Bindings
In many cases you, as the dilligent systems programmer I am confident you are, might be perfectly happy to stay in low level languages like C++ or Rust. Sometimes, it might be more convenient to configure your real-time system in a higher level language before you verify all the settings, save them to a file and then give the file as an argument when you want to run just your super optimized pipeline. You might even be able to use some of the principles from the computational graph sections to optimize on the given configuration and then once you have prepared everything, allocated every single piece of memory you might need in your hot loop, you are ready to run at hyper speed. This would also be a good way to handle having users of your system who might not be systems programmers.
Another case could of course if we inverted the scenario. You might be able to use a low level language to accelerate whatever you are doing in a high level language such as Python. Other than writing entire libraries, like PyTorch, you could be writing your own custom data loader.
Another reason for creating bindings could be if you need the functionality of a library that isn't available in the language you are using. Rust still has a relatively young ecosystem. It is not uncommon that a library isn't available or isn't as good as one that is in C++. In that case you will need to use the foreign function interface (Rust FFI) to call into other languages. Specifically, it can call to C from which you can call to other languages like C++. C generally defines the glue between languages, but there are multiple crates for creating language bindings found on blessed.rs, like Maturin, which uses PyO3 (docs).
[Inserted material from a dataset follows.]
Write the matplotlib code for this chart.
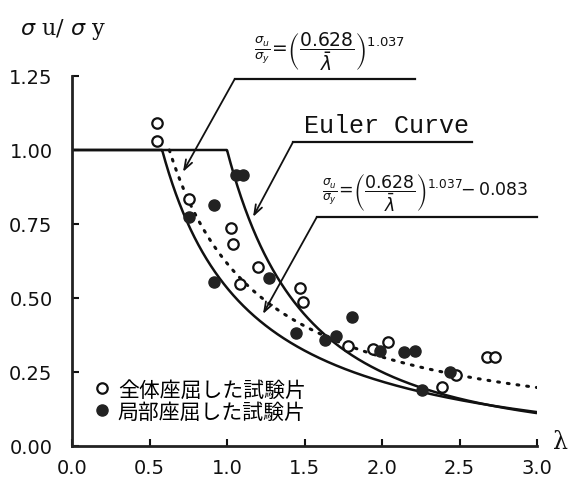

Enough motivation! What should you be aware of when creating bindings for your project, outside of the specifics
of using a crate like PyO3? First off, if you are creating bindings, what type of information are you exchanging?
Commands with no inherent information like my_lib.terminate()
, calling a Rust library from Python, are easy
to decode. A function was called, no other information needed. Ok, so what if we instead called a function in the
same setup like this my_lib.do_something(5)
. Ok, that's fairly trivial, the representation of the number 5
is likely to be the exact same in both Rust and Python (but what about String
and your own custom structs?).
Additionally, because we use a literal, the ownership of that 5 is not an issue. But then we go do something
crazy like this -
In this scenario, we have created a variable, which in Python is reference counted so the garbage collector can
free it later on, and then given that variable to a function. That function calls some Rust code. Does that Rust
code take ownership of element_count
? If it does, we have to be sure that Python no longer sees
element_count
as something it has to garbage collect. If the Rust library instead manipulates the value
of element_count
, are sure that is unproblematic? As you might recall, Rust's borrow checker is quite strict
that you cannot have multiple references to a piece of data to which you can write. Did we just violate that?
What if, even worse, there were multiple references to element_count
in Python, and we just gave that
value to Rust to manipulate? Basically, you have to make sure to do all of the work that the borrow checker would
do for you. Rust cannot see what happens on the other side of the call and you have to make sure. In some cases,
it might make best sense to make sure that all variables have their ownership moved to Rust when calling functions
like that.
If you were to use a library for calculating a physics problem and you had defined a large matrix for the initial conditions, it might make perfect sense to hand over the ownership of that matrix to your library. The alternative could be to copy all incoming data to not manipulate it across language boundaries and to not mess with the garbage collector, but in that case, a large matrix copy like that might become very slow and expensive. So yes, to make it worse, creating bindings doesn't just have memory safety and correctness implications, but performance implications.
Different libraries and methods for creating bindings result in different overhead
costs when calling into the other language. And while you definitely will see the difference between between
implementing a call with or without copying of big variables, there's another key performance issue. How you
design your bindings can make a huge difference. Every single time you cross over from Python to Rust, you pay a
fee. A bit like when we transferred data from the CPU to the GPU. And just like those transfers, we have to try
to stay in one domain, finish the job and transfer back, instead of hopping from one to the other all the time.
How many calls from Python to Rust do you need to make to do something? Do you ever need to do it in a loop?
As you might know, libraries like Numpy are written in C or C++. When using Numpy, you can do something
with every element of a vector with a for-loop like anywhere else. But, it is a lot faster to remove the for-loop
and use [:]
. In that case, you've just moved the for-loop from happening in Python, to happening in C,
reducing the amount of switching from Python to C and back from N to 1, resulting in a large speedup.
There's of course many more subtleties and nuances to creating bindings, but that should be enough to set you on your way and let you reuse some of the skills you have learned here in other contexts.